Search the records for the word "this" and pick out every line that has it.
"""
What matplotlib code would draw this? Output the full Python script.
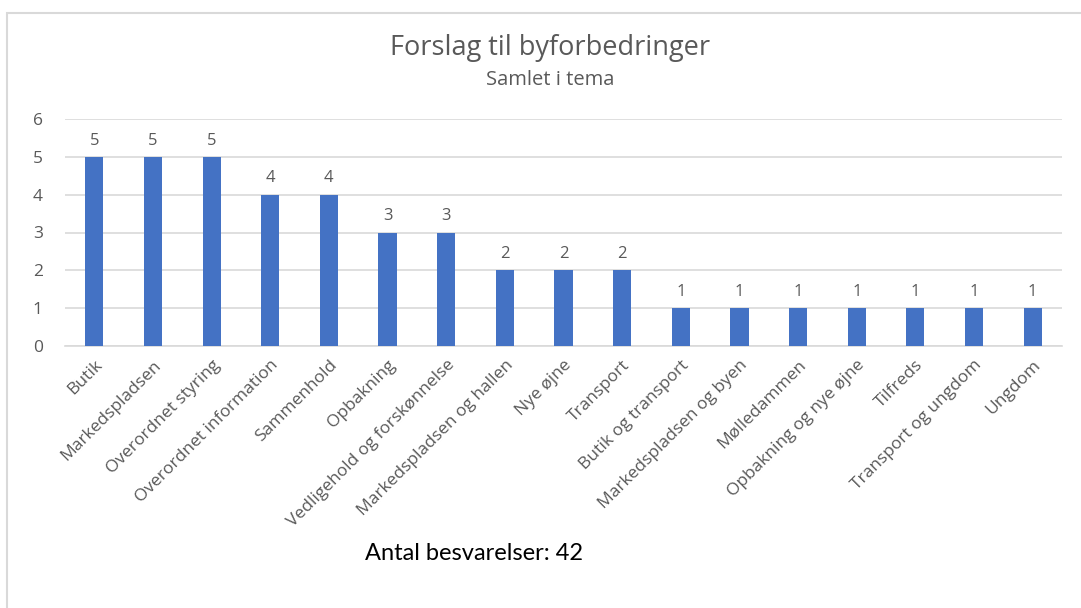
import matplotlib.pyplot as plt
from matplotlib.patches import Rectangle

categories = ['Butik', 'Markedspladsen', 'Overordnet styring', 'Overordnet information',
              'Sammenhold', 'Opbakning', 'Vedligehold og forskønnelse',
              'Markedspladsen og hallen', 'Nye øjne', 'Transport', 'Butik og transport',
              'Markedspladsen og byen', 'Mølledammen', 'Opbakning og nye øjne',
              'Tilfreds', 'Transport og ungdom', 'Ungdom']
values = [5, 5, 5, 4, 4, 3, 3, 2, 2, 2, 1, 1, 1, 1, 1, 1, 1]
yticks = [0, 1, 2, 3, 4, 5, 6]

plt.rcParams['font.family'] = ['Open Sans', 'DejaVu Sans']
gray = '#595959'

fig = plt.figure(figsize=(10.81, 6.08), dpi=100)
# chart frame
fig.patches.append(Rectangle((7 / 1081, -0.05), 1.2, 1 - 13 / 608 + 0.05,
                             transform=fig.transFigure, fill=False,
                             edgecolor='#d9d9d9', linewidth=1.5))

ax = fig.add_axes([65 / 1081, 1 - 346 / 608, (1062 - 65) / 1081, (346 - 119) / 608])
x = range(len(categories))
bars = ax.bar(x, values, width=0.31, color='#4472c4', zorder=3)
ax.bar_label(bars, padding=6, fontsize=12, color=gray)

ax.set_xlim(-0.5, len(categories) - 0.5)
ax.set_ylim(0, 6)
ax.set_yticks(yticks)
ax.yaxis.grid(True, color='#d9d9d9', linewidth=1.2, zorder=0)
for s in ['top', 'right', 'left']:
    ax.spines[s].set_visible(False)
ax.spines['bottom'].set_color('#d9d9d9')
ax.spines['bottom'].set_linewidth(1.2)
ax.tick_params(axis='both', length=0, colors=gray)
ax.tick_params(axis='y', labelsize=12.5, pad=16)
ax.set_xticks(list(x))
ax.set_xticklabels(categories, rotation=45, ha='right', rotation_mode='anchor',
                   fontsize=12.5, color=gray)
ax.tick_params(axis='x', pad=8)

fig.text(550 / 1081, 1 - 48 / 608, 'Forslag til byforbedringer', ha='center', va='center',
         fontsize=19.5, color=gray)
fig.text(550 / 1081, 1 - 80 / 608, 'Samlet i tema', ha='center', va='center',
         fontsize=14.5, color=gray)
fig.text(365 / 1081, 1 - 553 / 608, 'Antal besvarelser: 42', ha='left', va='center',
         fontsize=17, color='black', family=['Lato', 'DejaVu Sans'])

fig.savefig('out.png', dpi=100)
"""
"""
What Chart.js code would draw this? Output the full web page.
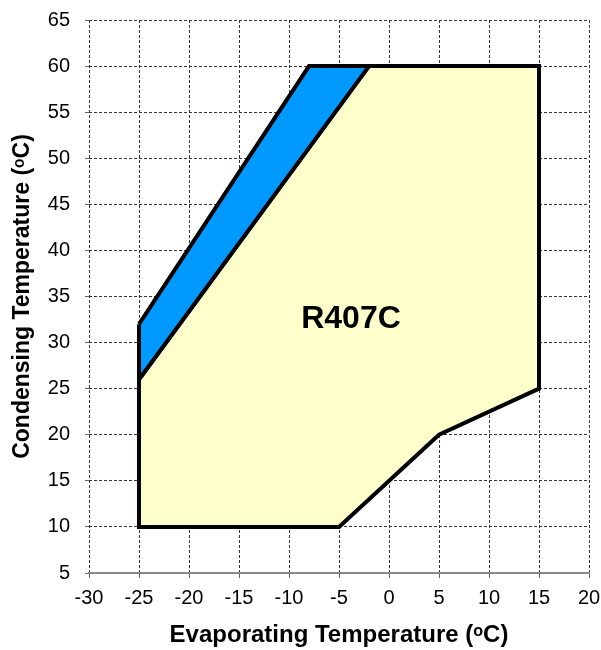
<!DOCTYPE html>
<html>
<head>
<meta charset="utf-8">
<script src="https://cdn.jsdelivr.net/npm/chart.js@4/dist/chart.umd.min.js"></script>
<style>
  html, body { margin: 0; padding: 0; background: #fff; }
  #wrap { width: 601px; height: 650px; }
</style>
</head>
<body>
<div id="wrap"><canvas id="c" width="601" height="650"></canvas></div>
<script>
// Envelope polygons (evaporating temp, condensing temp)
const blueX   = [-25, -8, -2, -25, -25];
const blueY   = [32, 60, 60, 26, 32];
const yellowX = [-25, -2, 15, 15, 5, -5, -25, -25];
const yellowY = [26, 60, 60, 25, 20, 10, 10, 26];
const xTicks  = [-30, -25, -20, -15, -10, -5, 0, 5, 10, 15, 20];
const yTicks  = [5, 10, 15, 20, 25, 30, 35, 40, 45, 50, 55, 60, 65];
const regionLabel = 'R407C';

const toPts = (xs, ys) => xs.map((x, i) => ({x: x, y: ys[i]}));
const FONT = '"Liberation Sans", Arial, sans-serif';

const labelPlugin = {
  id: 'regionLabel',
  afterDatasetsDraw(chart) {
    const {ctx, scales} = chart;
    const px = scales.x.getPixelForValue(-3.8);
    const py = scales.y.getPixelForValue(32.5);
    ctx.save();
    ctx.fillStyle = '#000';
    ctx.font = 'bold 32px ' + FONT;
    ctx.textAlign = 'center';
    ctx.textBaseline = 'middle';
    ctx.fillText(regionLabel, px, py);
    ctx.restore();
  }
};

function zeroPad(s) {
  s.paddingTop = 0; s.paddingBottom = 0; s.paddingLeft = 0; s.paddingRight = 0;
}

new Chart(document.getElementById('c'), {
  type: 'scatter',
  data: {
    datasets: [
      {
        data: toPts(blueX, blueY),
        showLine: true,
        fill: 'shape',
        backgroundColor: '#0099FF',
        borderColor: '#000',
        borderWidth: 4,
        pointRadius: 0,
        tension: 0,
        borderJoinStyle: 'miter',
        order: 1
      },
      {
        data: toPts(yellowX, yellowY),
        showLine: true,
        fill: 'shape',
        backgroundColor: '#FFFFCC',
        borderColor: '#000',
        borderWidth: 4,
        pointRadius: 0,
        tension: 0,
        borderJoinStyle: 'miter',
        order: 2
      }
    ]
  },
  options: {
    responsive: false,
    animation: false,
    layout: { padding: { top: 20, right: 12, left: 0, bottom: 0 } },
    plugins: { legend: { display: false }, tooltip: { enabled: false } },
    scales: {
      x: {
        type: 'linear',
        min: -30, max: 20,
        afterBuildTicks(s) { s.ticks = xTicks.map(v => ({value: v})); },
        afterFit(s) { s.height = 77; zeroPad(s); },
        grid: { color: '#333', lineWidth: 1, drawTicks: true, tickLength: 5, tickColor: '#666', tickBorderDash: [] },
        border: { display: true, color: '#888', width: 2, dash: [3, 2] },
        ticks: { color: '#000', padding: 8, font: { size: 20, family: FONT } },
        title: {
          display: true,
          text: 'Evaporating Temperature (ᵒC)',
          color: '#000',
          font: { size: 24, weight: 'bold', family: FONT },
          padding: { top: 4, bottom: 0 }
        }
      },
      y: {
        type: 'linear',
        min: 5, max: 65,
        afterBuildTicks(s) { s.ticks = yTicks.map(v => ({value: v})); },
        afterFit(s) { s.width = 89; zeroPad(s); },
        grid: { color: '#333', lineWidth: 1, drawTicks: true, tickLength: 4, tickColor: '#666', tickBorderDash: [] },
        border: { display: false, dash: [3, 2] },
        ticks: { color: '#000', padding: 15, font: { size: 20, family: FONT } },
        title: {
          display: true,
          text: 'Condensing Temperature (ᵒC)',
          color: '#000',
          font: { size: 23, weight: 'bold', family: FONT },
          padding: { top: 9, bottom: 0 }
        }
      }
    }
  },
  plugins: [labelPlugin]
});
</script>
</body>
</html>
"""
▸ **Written solution**:
What matplotlib code would draw this? Output the full Python script.
What Chart.js code would draw this? Output the full web page.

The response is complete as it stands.